The February 20 Movement and the youths in Morocco have demanded the implementation of radical changes in the country. They have also objected to the elections as the recent reforms have helped the monarch monopolize the power again.

Although under the new constitution, the king will hand over some of his powers to the parliament and the prime minister, his rights to dissolve the legislature, dismiss the prime minister, and sack the government are reserved.

The people, including the youths, has boycotted the election — a move begging the question “why did they do so?”

As soon as the results of the legal referendum were announced, the Moroccan youths warned about electoral fraud and cautioned that the royal court could have interfered in the manner the polls were conducted and its returns.

The parties, which participated in the parliamentary elections, have accepted the continued rule of the monarchical system.

Another point regarding the results is that the PJD has won 107 seats, but that is just one fourth of the 395-seat legislature. The party expects the monarch to appoint one of its members prime minister.

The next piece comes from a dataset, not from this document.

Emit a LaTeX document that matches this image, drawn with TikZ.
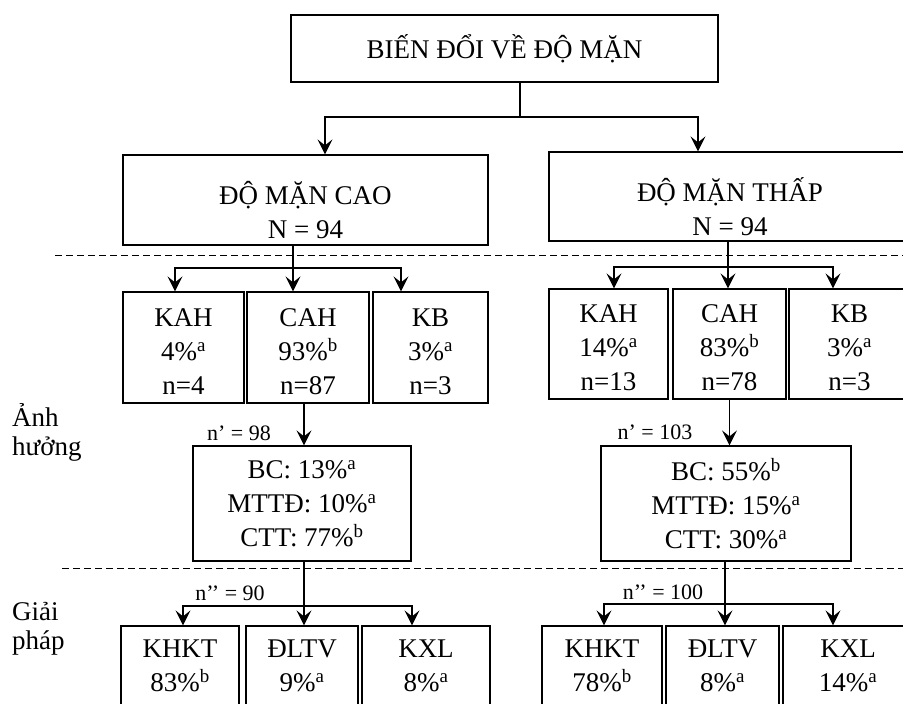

What is referred to as the moderate Islam wave in Morocco has no choice but to ally itself with the other parties, which formerly had a share in the power as well as the political and economic corruption thanks to the previous constitution.

According to an announcement issued by Morocco’s Interior Ministry, the laical front, which comprises the three parties of Istiqlal, Socialist Union of Popular Forces, and Progress and Socialism, won 117 seats.

In Tunisia, the turnout for the parliamentary elections stood at about 90%.

This was owed to the historic revolution in the country that motivated the people. While in Morocco, the age-old political system has witnessed few changes.

However, the moderate al-Nahda party in Tunisia was able to win only 44% of the seats and needs to unite with other parties in order to be able to appoint the prime minister, the president (both interim), and the parliament speaker.

Analysts paint the same prospects for the Freedom and Justice Party in Egypt’s parliamentary elections.

It should not escape notice that the Yemeni Al-Islah Party (the Muslim Brotherhood) is a signatory to the Riyadh agreement meant to enable power transition in Yemen. The deal evenly splits up the members of the future government with the ruling General People’s Congress party. The faction as well as most of the other political parties, which have inked the agreement, were partners to power during Ali Abdullah Saleh’s tenure too.

Do these Islamic parties, which are the Muslim Brotherhood’s representatives in their respective countries, use a common tactic and are not after winning the parliamentary majority? Cooperation with other parties during the period of power transfer is the best way to create unity. The people of these countries expect the new parliaments and governments to solve their economical problems. Considering the current conditions, this is an overwhelming task.

We can say that the results of the elections in Morocco, Tunisia, and also Al-Islah’s role in Yemen or their brothers’ influence in Egypt show the real size of these political forces in the countries’ communities.

The Muslim Brotherhood in Egypt and in other countries were the main force at a time, when absolutist Arab establishments would not allow elections and ambiguity regarding the social base of these parties would always introduce them as the representatives of the majority of the people.

This is visible in the Yemeni youths’ objection to the Riyadh agreement or the Egyptians’ protest against the cooperation of the Muslim Brotherhood with the ruling military council.

If the brotherhood is not the party of the overwhelming majority of the people in the Arab countries, then dealing with the same kind of factions in Syria and Jordan would be easier for the US and the West. Fear of the dominance of the Islamists is turning into willingness for cooperation with the parties that cannot determine the fate of their countries on their own.